Some music is too much itself to share the stage comfortably with anything else. Two such works, Stravinsky's
Symphony of Psalms
Symphony No. 9
, met at Verizon Hall during Thursday's Philadelphia Orchestra concert, stared each other down, and retreated to their respective spheres without complementing each other in the least.
In this cheek-by-jowl era when half your life is mushed into your iPhone, maybe life and art don't need to hang out together. The two pieces stood well enough on their own, thanks to good-to-excellent performances, but without the qualities that might flatter each other, the pieces seemed more strange than usual, as well as vulnerable to less-than-admiring scrutiny.
Next to Beethoven's extroverted exaltation, Stravinsky's cerebral religiosity seemed to have so few antecedents as to border on extraterrestrial. Yet the music is so well-written for voices and orchestral forces that, in comparison, Beethoven seemed contradictory by welcoming all of humanity but doing so by torturing sopranos with merciless high vocal writing.
Of course, Beethoven won the day - the finale is unbeatable - even though the orchestra seemed distracted (let's not guess why), especially in spots when instruments should ricochet off one another. Emphatic rhythms can cover many sins, but chief conductor Charles Dutoit had a subtle and more exposed approach, with blended percussion propelling the music from the inside.
Beethoven's fierceness often trumps any orchestra's distinctive timbre. But Dutoit highlighted upper-register details with a lightness and delicacy that contrasted effectively with the bristling lower voices. However welcome, that layering came and went. The slow movement had good moments but lacked long-term concentration that creates a strong through line.

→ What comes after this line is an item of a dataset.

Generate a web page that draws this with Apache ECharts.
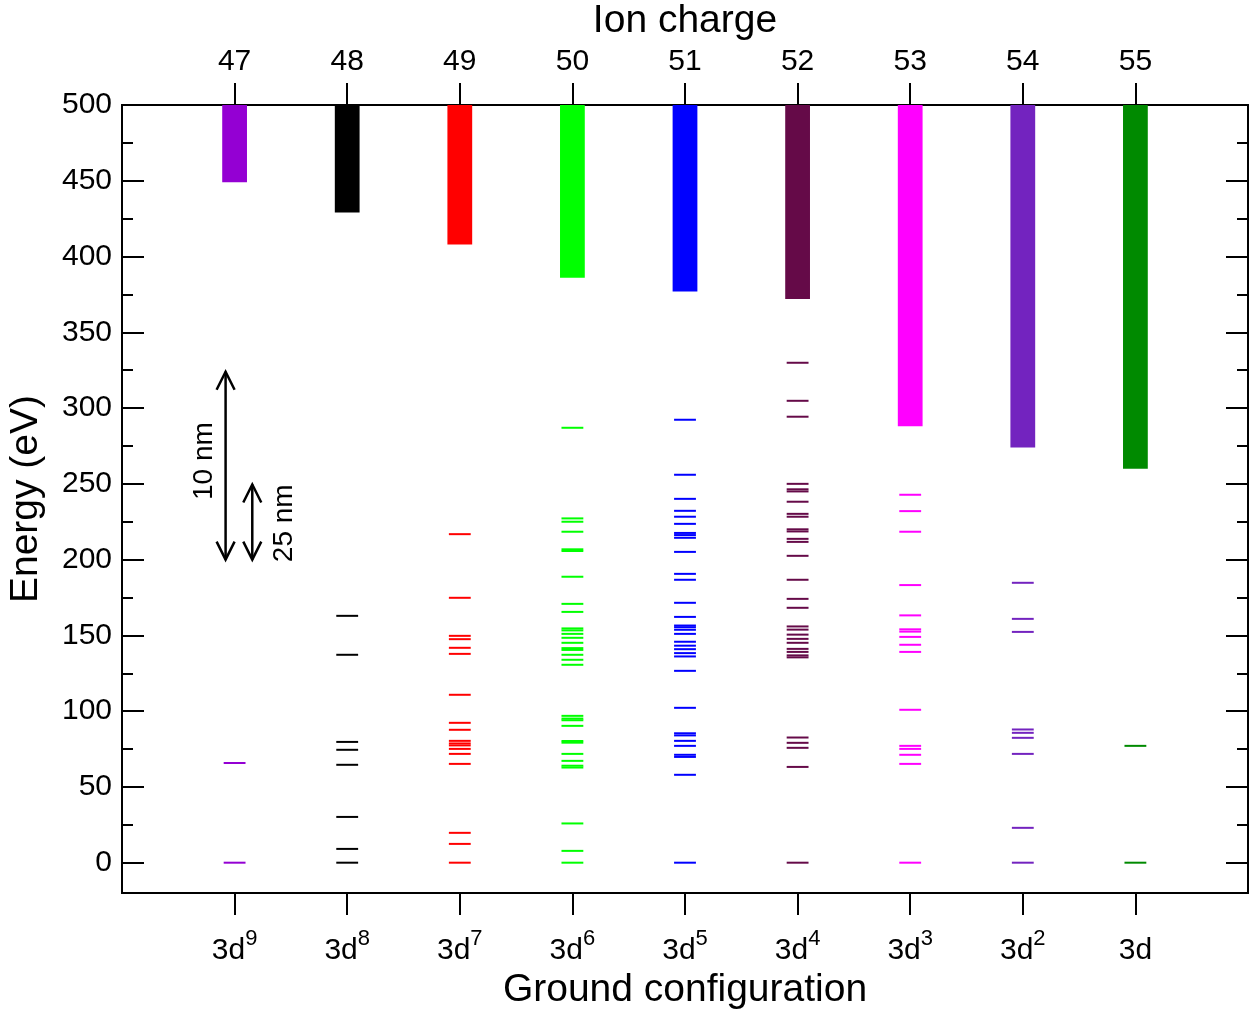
<!DOCTYPE html>
<html>
<head>
<meta charset="utf-8">
<script src="https://cdn.jsdelivr.net/npm/echarts@6/dist/echarts.min.js"></script>
<style>
  html, body { margin: 0; padding: 0; background: #fff; }
  #chart { width: 1255px; height: 1016px; }
</style>
</head>
<body>
<div id="chart"></div>
<script>
// Ion charges (top axis) and matching 3d^n ground configurations (bottom axis)
const ionCharges = [47, 48, 49, 50, 51, 52, 53, 54, 55];
const configSup = ['9', '8', '7', '6', '5', '4', '3', '2', ''];
const ionColors = ['#9400d3', '#000000', '#ff0000', '#00ff00', '#0000ff',
                   '#650a48', '#ff00ff', '#7323bf', '#008a00'];

// Ionisation limit (start of continuum, eV) for each ion
const continuumStart = [449, 429, 408, 386, 377, 372, 288, 274, 260];

// Energy levels (eV) of the ground configuration of each ion
const levels47 = [0, 65.8];
const levels48 = [0, 9.1, 30.2, 64.6, 74.5, 79.7, 137.2, 162.9];
const levels49 = [0, 12.4, 19.7, 65.2, 71.8, 75.1, 77.4, 78.7, 80.4, 87.7, 92.3,
                  110.8, 137.8, 141.8, 147.5, 149.7, 174.8, 216.8];
const levels50 = [0, 7.8, 25.9, 62.8, 64.0, 67.2, 71.8, 79.2, 80.3, 90.3, 94.0,
                  95.1, 96.9, 130.6, 133.9, 137.2, 140.4, 141.6, 145.1, 148.4,
                  151.0, 153.3, 154.6, 165.5, 170.8, 188.7, 205.7, 206.8, 218.4,
                  225.0, 227.2, 287.0];
const levels51 = [0, 58.0, 69.8, 71.2, 77.1, 80.4, 84.0, 85.4, 102.2, 126.6, 136.1,
                  138.3, 140.9, 143.2, 145.8, 151.0, 153.7, 155.4, 156.5, 162.2,
                  171.5, 186.7, 190.6, 205.1, 214.4, 216.2, 217.6, 223.6, 228.3,
                  232.2, 240.1, 256.0, 292.3];
const levels52 = [0, 63.2, 75.8, 79.1, 82.6, 135.5, 136.8, 139.1, 141.1, 145.1,
                  147.7, 150.5, 153.8, 155.9, 168.2, 174.1, 186.7, 202.5, 211.7,
                  213.7, 218.6, 220.0, 228.3, 230.2, 238.2, 245.0, 246.4, 250.0,
                  294.3, 304.8, 329.9];
const levels53 = [0, 65.2, 71.2, 75.1, 77.1, 100.9, 139.1, 143.8, 149.0, 152.5,
                  154.0, 163.2, 183.2, 218.4, 232.0, 242.8];
const levels54 = [0, 23.0, 71.8, 82.4, 85.7, 87.9, 152.3, 160.9, 184.7];
const levels55 = [0, 77.1];

// Wavelength scale bars: energy span of 10 nm and 25 nm photons (eV)
const scaleLabels = ['10 nm', '25 nm'];
const scaleFrom = [200, 200];
const scaleTo = [324, 249.6];
const scaleArrowX = [46.92, 47.157];
const scaleTextX = [46.735, 47.44];
const scaleTextY = [265, 224];

// Energy axis ticks
const energyMajorTicks = [0, 50, 100, 150, 200, 250, 300, 350, 400, 450, 500];
const energyMinorTicks = [25, 75, 125, 175, 225, 275, 325, 375, 425, 475];

const allLevels = [levels47, levels48, levels49, levels50, levels51,
                   levels52, levels53, levels54, levels55];

const levelData = [];
allLevels.forEach((arr, i) => {
  arr.forEach(e => levelData.push([ionCharges[i], e, i]));
});
const continuumData = ionCharges.map((q, i) => [q, continuumStart[i], 500, i]);
const scaleData = scaleLabels.map((t, i) => [scaleArrowX[i], scaleFrom[i], scaleTo[i]]);
const scaleTextData = scaleLabels.map((t, i) => [scaleTextX[i], scaleTextY[i], t]);

const FONT = 'Liberation Sans, Arial, Helvetica, sans-serif';
const LEVEL_HALF = 0.097;   // half length of a level mark (axis units)
const BAR_HALF = 0.11;      // half width of a continuum bar (axis units)

const chart = echarts.init(document.getElementById('chart'), null, { renderer: 'canvas' });

const yCommon = {
  type: 'value', min: -20, max: 500,
  splitLine: { show: false },
  axisLine: { show: true, onZero: false, lineStyle: { color: '#000', width: 2 } }
};
const xCommon = {
  type: 'value', min: 46, max: 56, interval: 1,
  splitLine: { show: false },
  axisLine: { show: true, onZero: false, lineStyle: { color: '#000', width: 2 } }
};

const option = {
  backgroundColor: '#fff',
  animation: false,
  grid: { left: 122, right: 7, top: 105, bottom: 123, containLabel: false, outerBoundsMode: 'none' },
  xAxis: [
    Object.assign({}, xCommon, {
      position: 'bottom',
      name: 'Ground configuration',
      nameLocation: 'middle',
      nameGap: 76,
      nameTextStyle: { fontFamily: FONT, fontSize: 39, color: '#000' },
      axisTick: { show: true, inside: false, length: 22, customValues: ionCharges,
                  lineStyle: { color: '#000', width: 2 } },
      axisLabel: {
        show: true, margin: 35, customValues: ionCharges,
        formatter: v => {
          const i = ionCharges.indexOf(Math.round(v));
          if (i < 0) return '';
          return '{b|3d}' + (configSup[i] ? '{s|' + configSup[i] + '}' : '');
        },
        rich: {
          b: { fontFamily: FONT, fontSize: 30, color: '#000', lineHeight: 46 },
          s: { fontFamily: FONT, fontSize: 22, color: '#000', lineHeight: 16, verticalAlign: 'top' }
        }
      }
    }),
    Object.assign({}, xCommon, {
      position: 'top',
      name: 'Ion charge',
      nameLocation: 'middle',
      nameGap: 64,
      nameTextStyle: { fontFamily: FONT, fontSize: 39, color: '#000' },
      axisTick: { show: true, inside: false, length: 22, customValues: ionCharges,
                  lineStyle: { color: '#000', width: 2 } },
      axisLabel: {
        show: true, margin: 28, customValues: ionCharges,
        fontFamily: FONT, fontSize: 30, color: '#000'
      }
    })
  ],
  yAxis: [
    Object.assign({}, yCommon, {
      position: 'left',
      name: 'Energy (eV)',
      nameLocation: 'middle',
      nameGap: 76,
      nameTextStyle: { fontFamily: FONT, fontSize: 39, color: '#000' },
      axisTick: { show: true, inside: true, length: 22, customValues: energyMajorTicks,
                  lineStyle: { color: '#000', width: 2 } },
      axisLabel: { show: true, margin: 10, customValues: energyMajorTicks,
                   fontFamily: FONT, fontSize: 30, color: '#000' }
    }),
    Object.assign({}, yCommon, {
      position: 'left',
      axisTick: { show: true, inside: true, length: 11, customValues: energyMinorTicks,
                  lineStyle: { color: '#000', width: 2 } },
      axisLabel: { show: false }
    }),
    Object.assign({}, yCommon, {
      position: 'right',
      axisTick: { show: true, inside: true, length: 22, customValues: energyMajorTicks,
                  lineStyle: { color: '#000', width: 2 } },
      axisLabel: { show: false }
    }),
    Object.assign({}, yCommon, {
      position: 'right',
      axisTick: { show: true, inside: true, length: 11, customValues: energyMinorTicks,
                  lineStyle: { color: '#000', width: 2 } },
      axisLabel: { show: false }
    })
  ],
  series: [
    {
      // continuum above the ionisation limit
      type: 'custom', name: 'continuum', xAxisIndex: 0, yAxisIndex: 0,
      data: continuumData,
      renderItem: (params, api) => {
        const q = api.value(0);
        const p1 = api.coord([q - BAR_HALF, api.value(2)]);
        const p2 = api.coord([q + BAR_HALF, api.value(1)]);
        return {
          type: 'rect',
          shape: { x: p1[0], y: p1[1], width: p2[0] - p1[0], height: p2[1] - p1[1] },
          style: { fill: ionColors[api.value(3)] }
        };
      }
    },
    {
      // discrete energy levels
      type: 'custom', name: 'levels', xAxisIndex: 0, yAxisIndex: 0,
      data: levelData,
      renderItem: (params, api) => {
        const q = api.value(0), e = api.value(1);
        const p1 = api.coord([q - LEVEL_HALF, e]);
        const p2 = api.coord([q + LEVEL_HALF, e]);
        return {
          type: 'line',
          shape: { x1: p1[0], y1: p1[1], x2: p2[0], y2: p2[1] },
          style: { stroke: ionColors[api.value(2)], lineWidth: 2 }
        };
      }
    },
    {
      // double-headed wavelength scale arrows
      type: 'custom', name: 'scale', xAxisIndex: 0, yAxisIndex: 0,
      data: scaleData,
      renderItem: (params, api) => {
        const x = api.value(0);
        const lo = api.coord([x, api.value(1)]);
        const hi = api.coord([x, api.value(2)]);
        const w = 9, h = 18;
        const st = { stroke: '#000', lineWidth: 2.5, fill: null };
        return {
          type: 'group',
          children: [
            { type: 'line', shape: { x1: lo[0], y1: lo[1], x2: hi[0], y2: hi[1] }, style: st },
            { type: 'polyline', shape: { points: [[hi[0] - w, hi[1] + h], [hi[0], hi[1]], [hi[0] + w, hi[1] + h]] }, style: st },
            { type: 'polyline', shape: { points: [[lo[0] - w, lo[1] - h], [lo[0], lo[1]], [lo[0] + w, lo[1] - h]] }, style: st }
          ]
        };
      }
    },
    {
      type: 'custom', name: 'scaleText', xAxisIndex: 0, yAxisIndex: 0,
      data: scaleTextData,
      renderItem: (params, api) => {
        const p = api.coord([api.value(0), api.value(1)]);
        return {
          type: 'text',
          x: p[0], y: p[1], rotation: Math.PI / 2,
          style: {
            text: scaleTextData[params.dataIndex][2],
            fontFamily: FONT, fontSize: 28, fill: '#000',
            align: 'center', verticalAlign: 'middle'
          }
        };
      }
    }
  ]
};

chart.setOption(option);
</script>
</body>
</html>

The Philadelphia Singers Chorale transcended the vocal challenges from its first entrance, embodying the piece's spirit so completely that vocalists seemed to lead the orchestra to glory. One can never expect a lot from the vocal soloists in this piece (even a quartet headed by noted soprano Melanie Diener), due to vocal writing that just doesn't accommodate blend. The fact that bass soloist Nathan Berg got through the piece without barking put him ahead of many predecessors. The audience left happy, but the performers owed the symphony more special attention than it received.
In Stravinsky, the 100-plus Philadelphia Singers would seem to be a bit large: The composer favored pale-sounding forces that would act as an emotionally neutral messenger of his psalm settings. As he did in his excellent Oedipus Rex performance, Dutoit favored robust sonorities, though the big choral sound worked thanks to clean, lower-vibrato sonorities. Climaxes were bigger. Valleys were steeper.
Stravinsky might not have approved. But his lifetime was spent simply getting the right notes in the right places. Now that his music is so much a part of our terrain, it can mean many things and be heard different ways.